Matt Britzman, senior equity analyst at Hargreaves Lansdown, called Lloyds’ update one with “a lot for investors to like.” He highlighted lending momentum, cost control, and the structural hedge. “The core engine of the business is performing well,” Britzman said, but flagged impairments and a softer consumer environment as possible trouble spots. Lloyds Bank Investments
The risks aren’t hard to spot. A drawn-out Middle East conflict threatens to prop up energy prices, push back Bank of England rate cuts and potentially show up in higher arrears. Competitive mortgage deals are squeezing lending spreads too. Lloyds’ baseline economic forecast now factors in fallout from the war, slower growth, and pushes UK Bank Rate cuts out to 2027.
Lloyds on Thursday announced plans to redeem all $500 million of its 6.75% callable Additional Tier 1 notes, set for June 27 at par with accrued interest. AT1s, which help banks absorb losses during turmoil, are commonly called, but investors pay close attention as it can indicate shifts in capital or funding costs.

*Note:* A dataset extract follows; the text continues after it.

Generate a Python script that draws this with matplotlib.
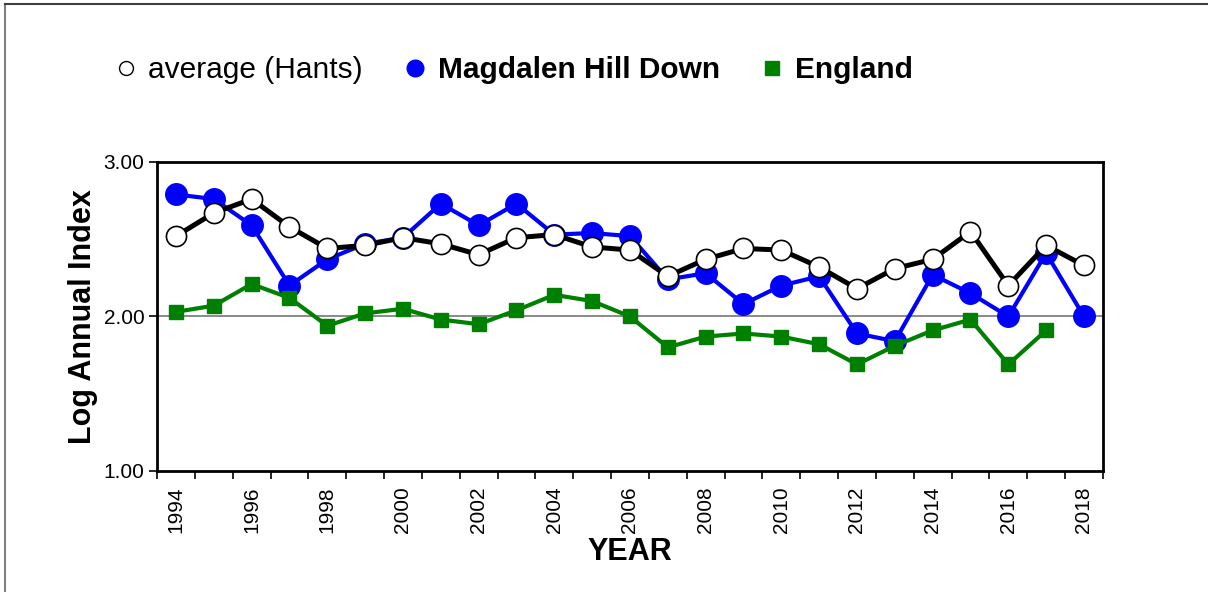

Signals for UK banks aren’t clear-cut. Barclays just posted £2.8 billion in pretax profit for the first quarter, though a £228 million provision tied to the failed MFS lender dented the numbers. NatWest is next up, with first-quarter results expected May 1.
Lloyds is up next with half-year results and a strategy update set for July 30. Investors will be watching to see if Nunn’s fresh approach pushes more into wealth, digital banking, and tighter cost controls, or sticks with the domestic balance-sheet playbook that just produced the latest profit surprise.